Recorded data:
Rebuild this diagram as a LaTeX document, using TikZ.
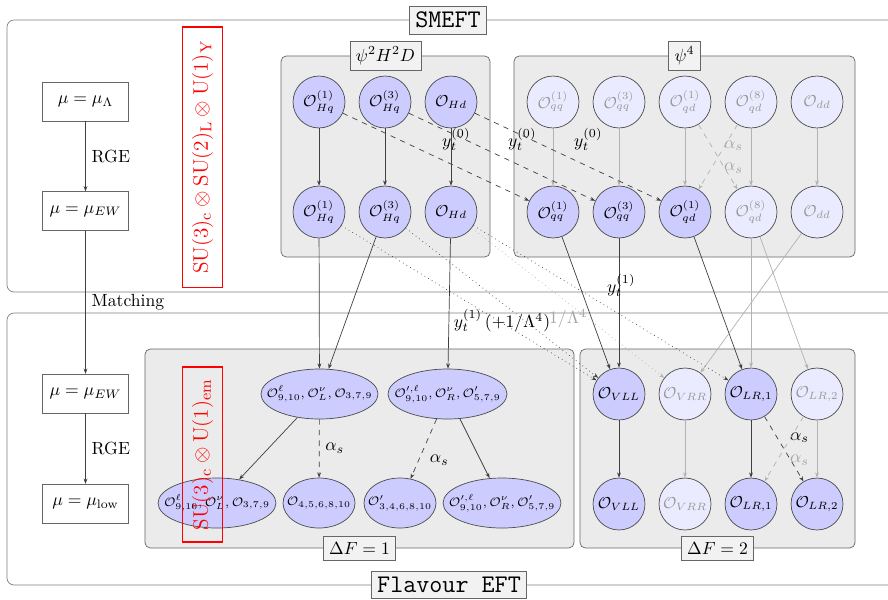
\documentclass[tikz,border=0pt]{standalone}
\usetikzlibrary{shapes.geometric,arrows.meta}
\newcommand\fitlbl[1]{\makebox[0pt]{#1}}
\begin{document}
\begin{tikzpicture}[x=0.568pt,y=-0.568pt,
  op/.style={circle, draw=black!70, fill=blue!20, minimum size=29.5pt, inner sep=0pt, font=\small},
  opoff/.style={op, fill=blue!8, text=black!40},
  grp/.style={ellipse, draw=black!70, fill=blue!20, minimum height=28.4pt, inner sep=0pt, font=\scriptsize},
  mubox/.style={draw=black!60, fill=white, minimum width=48.6pt, minimum height=22pt},
  frame/.style={draw=black!50, rounded corners=4pt},
  panel/.style={draw=black!60, fill=black!8, rounded corners=3pt, inner sep=0pt},
  tag/.style={draw=black!60, fill=black!5},
  gauge/.style={draw=red, text=red, rotate=90, minimum height=22.2pt, inner sep=0pt, line width=0.6pt, font=\fontsize{12.5}{15}\selectfont},
  flow/.style={-{Stealth[length=3pt,width=2.2pt]}, draw=black!75},
  flowoff/.style={flow, draw=black!30},
  off/.style={text=black!35}]
\clip (0,0) rectangle (888,599);

% outer frames for the two theories
\draw[frame] (7,20) rectangle (905,292);
\draw[frame] (7,313) rectangle (905,585);

% operator class panels
\node[panel, minimum width=118.7pt, minimum height=114.2pt] (psiA) at (385.5,156.5) {};
\node[panel, minimum width=193.7pt, minimum height=114.2pt] (psiB) at (684.5,156.5) {};
\node[panel, minimum width=243.7pt, minimum height=113pt] (dfA) at (359.5,448.5) {};
\node[panel, minimum width=156.2pt, minimum height=113pt] (dfB) at (717.5,448.5) {};

% scale boxes
\node[mubox] (muL) at (85.5,101.5) {$\mu=\mu_\Lambda$};
\node[mubox] (muEWa) at (85.5,211) {$\mu=\mu_{EW}$};
\node[mubox] (muEWb) at (85.5,393.5) {$\mu=\mu_{EW}$};
\node[mubox] (mulow) at (85.5,503.5) {$\mu=\mu_{\mathrm{low}}$};
\draw[flow] (muL) -- (muEWa) node[midway, right] {RGE};
\draw[flow] (muEWa) -- (muEWb) node[midway, right] {Matching};
\draw[flow] (muEWb) -- (mulow) node[midway, right] {RGE};

% SMEFT operators
\node[op] (Hq1t) at (319,102) {$\mathcal{O}_{Hq}^{(1)}$};
\node[op] (Hq3t) at (385,102) {$\mathcal{O}_{Hq}^{(3)}$};
\node[op] (Hdt)  at (451,102) {$\mathcal{O}_{Hd}$};
\node[opoff] (qq1t) at (553,102) {$\mathcal{O}_{qq}^{(1)}$};
\node[opoff] (qq3t) at (619,102) {$\mathcal{O}_{qq}^{(3)}$};
\node[opoff] (qd1t) at (685,102) {$\mathcal{O}_{qd}^{(1)}$};
\node[opoff] (qd8t) at (751,102) {$\mathcal{O}_{qd}^{(8)}$};
\node[opoff] (ddt)  at (817,102) {$\mathcal{O}_{dd}$};
\node[op] (Hq1b) at (319,212) {$\mathcal{O}_{Hq}^{(1)}$};
\node[op] (Hq3b) at (385,212) {$\mathcal{O}_{Hq}^{(3)}$};
\node[op] (Hdb)  at (451,212) {$\mathcal{O}_{Hd}$};
\node[op] (qq1b) at (553,212) {$\mathcal{O}_{qq}^{(1)}$};
\node[op] (qq3b) at (619,212) {$\mathcal{O}_{qq}^{(3)}$};
\node[op] (qd1b) at (685,212) {$\mathcal{O}_{qd}^{(1)}$};
\node[opoff] (qd8b) at (751,212) {$\mathcal{O}_{qd}^{(8)}$};
\node[opoff] (ddb)  at (817,212) {$\mathcal{O}_{dd}$};

% Delta F = 1 operators
\node[grp, minimum width=66.5pt] (E1) at (319.5,394) {\fitlbl{$\mathcal{O}^{\ell}_{9,10}, \mathcal{O}^{\nu}_{L}, \mathcal{O}_{3,7,9}$}};
\node[grp, minimum width=67.6pt] (E2) at (447.5,394) {\fitlbl{$\mathcal{O}^{\prime,\ell}_{9,10}, \mathcal{O}^{\nu}_{R}, \mathcal{O}'_{5,7,9}$}};
\node[grp, minimum width=67pt] (E3) at (217,503) {\fitlbl{$\mathcal{O}^{\ell}_{9,10}, \mathcal{O}^{\nu}_{L}, \mathcal{O}_{3,7,9}$}};
\node[grp, minimum width=40.9pt] (E4) at (319,503) {\fitlbl{$\mathcal{O}_{4,5,6,8,10}$}};
\node[grp, minimum width=40.9pt] (E5) at (400,503) {\fitlbl{$\mathcal{O}'_{3,4,6,8,10}$}};
\node[grp, minimum width=67pt] (E6) at (502,503) {\fitlbl{$\mathcal{O}^{\prime,\ell}_{9,10}, \mathcal{O}^{\nu}_{R}, \mathcal{O}'_{5,7,9}$}};

% Delta F = 2 operators
\node[op] (VLLt) at (619,394) {$\mathcal{O}_{VLL}$};
\node[opoff] (VRRt) at (685,394) {$\mathcal{O}_{VRR}$};
\node[op] (LR1t) at (751,394) {$\mathcal{O}_{LR,1}$};
\node[opoff] (LR2t) at (817,394) {$\mathcal{O}_{LR,2}$};
\node[op] (VLLb) at (619,504) {$\mathcal{O}_{VLL}$};
\node[opoff] (VRRb) at (685,504) {$\mathcal{O}_{VRR}$};
\node[op] (LR1b) at (751,504) {$\mathcal{O}_{LR,1}$};
\node[op] (LR2b) at (817,504) {$\mathcal{O}_{LR,2}$};

% SMEFT running
\draw[flow] (Hq1t) -- (Hq1b);
\draw[flow] (Hq3t) -- (Hq3b);
\draw[flow] (Hdt) -- (Hdb);
\draw[flowoff] (qq1t) -- (qq1b);
\draw[flowoff] (qq3t) -- (qq3b);
\draw[flowoff] (qd1t) -- (qd1b);
\draw[flowoff] (qd8t) -- (qd8b);
\draw[flowoff] (ddt) -- (ddb);
\draw[flowoff, dashed] (qd1t) -- (qd8b) node[midway, above right, off] {$\alpha_s$};
\draw[flowoff, dashed] (qd8t) -- (qd1b) node[midway, below right, off] {$\alpha_s$};
\draw[flow, dashed] (Hq1t) -- (qq1b) node[midway, above right] {$y_t^{(0)}$};
\draw[flow, dashed] (Hq3t) -- (qq3b) node[midway, above right] {$y_t^{(0)}$};
\draw[flow, dashed] (Hdt) -- (qd1b) node[midway, above right] {$y_t^{(0)}$};

% matching onto the flavour EFT
\draw[flow] (Hq1b) -- (E1);
\draw[flow] (Hq3b) -- (E1);
\draw[flow] (Hdb) -- (E2);
\draw[flow] (qq1b) -- (VLLt);
\draw[flow] (qq3b) -- (VLLt);
\draw[flow] (qd1b) -- (LR1t);
\draw[flowoff] (qd8b) -- (LR1t);
\draw[flowoff] (qd8b) -- (LR2t);
\draw[flowoff] (ddb) -- (VRRt);
\draw[flow, dotted] (Hq1b) -- (VLLt);
\draw[flow, dotted] (Hq3b) -- (VLLt) node[midway, below] {$y_t^{(1)}\,(+1/\Lambda^4)$};
\draw[flow, dotted] (Hdb) -- (LR1t) node[midway, above right] {$y_t^{(1)}$};
\draw[flowoff, dotted] (Hdb) -- (VRRt) node[midway, below, off] {$1/\Lambda^4$};

% Delta F = 1 running
\draw[flow] (E1) -- (E3);
\draw[flow, dashed] (E1) -- (E4) node[midway, right] {$\alpha_s$};
\draw[flow, dashed] (E2) -- (E5) node[midway, below right] {$\alpha_s$};
\draw[flow] (E2) -- (E6);

% Delta F = 2 running
\draw[flow] (VLLt) -- (VLLb);
\draw[flowoff] (VRRt) -- (VRRb);
\draw[flow] (LR1t) -- (LR1b);
\draw[flowoff] (LR2t) -- (LR2b);
\draw[flow, dashed] (LR1t) -- (LR2b) node[midway, above right] {$\alpha_s$};
\draw[flowoff, dashed] (LR2t) -- (LR1b) node[midway, below right, off] {$\alpha_s$};

% gauge groups
\node[gauge, minimum width=147.7pt] (symA) at (202.5,157) {$\mathrm{SU(3)_c\otimes SU(2)_L\otimes U(1)_Y}$};
\node[gauge, minimum width=99.4pt] (symB) at (202.5,454.5) {$\mathrm{SU(3)_c\otimes U(1)_{em}}$};

% panel and frame titles
\node[tag] (tpsiA) at (psiA.north) {$\psi^2H^2D$};
\node[tag] (tpsiB) at (psiB.north) {$\psi^4$};
\node[tag] (tdfA) at (dfA.south) {$\Delta F=1$};
\node[tag] (tdfB) at (dfB.south) {$\Delta F=2$};
\node[tag, font=\Large\ttfamily] (tsmeft) at (448,20) {SMEFT};
\node[tag, font=\Large\ttfamily] (tfeft) at (449,585) {Flavour EFT};
\end{tikzpicture}
\end{document}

Exercise objective: Starting at the first line of the material, output exactly the lines up to and including the one with "(0,0) rectangle (888,599);". Do not include the pictures.

Written response:
Rebuild this diagram as a LaTeX document, using TikZ.
\documentclass[tikz,border=0pt]{standalone}
\usetikzlibrary{shapes.geometric,arrows.meta}
\newcommand\fitlbl[1]{\makebox[0pt]{#1}}
\begin{document}
\begin{tikzpicture}[x=0.568pt,y=-0.568pt,
  op/.style={circle, draw=black!70, fill=blue!20, minimum size=29.5pt, inner sep=0pt, font=\small},
  opoff/.style={op, fill=blue!8, text=black!40},
  grp/.style={ellipse, draw=black!70, fill=blue!20, minimum height=28.4pt, inner sep=0pt, font=\scriptsize},
  mubox/.style={draw=black!60, fill=white, minimum width=48.6pt, minimum height=22pt},
  frame/.style={draw=black!50, rounded corners=4pt},
  panel/.style={draw=black!60, fill=black!8, rounded corners=3pt, inner sep=0pt},
  tag/.style={draw=black!60, fill=black!5},
  gauge/.style={draw=red, text=red, rotate=90, minimum height=22.2pt, inner sep=0pt, line width=0.6pt, font=\fontsize{12.5}{15}\selectfont},
  flow/.style={-{Stealth[length=3pt,width=2.2pt]}, draw=black!75},
  flowoff/.style={flow, draw=black!30},
  off/.style={text=black!35}]
\clip (0,0) rectangle (888,599);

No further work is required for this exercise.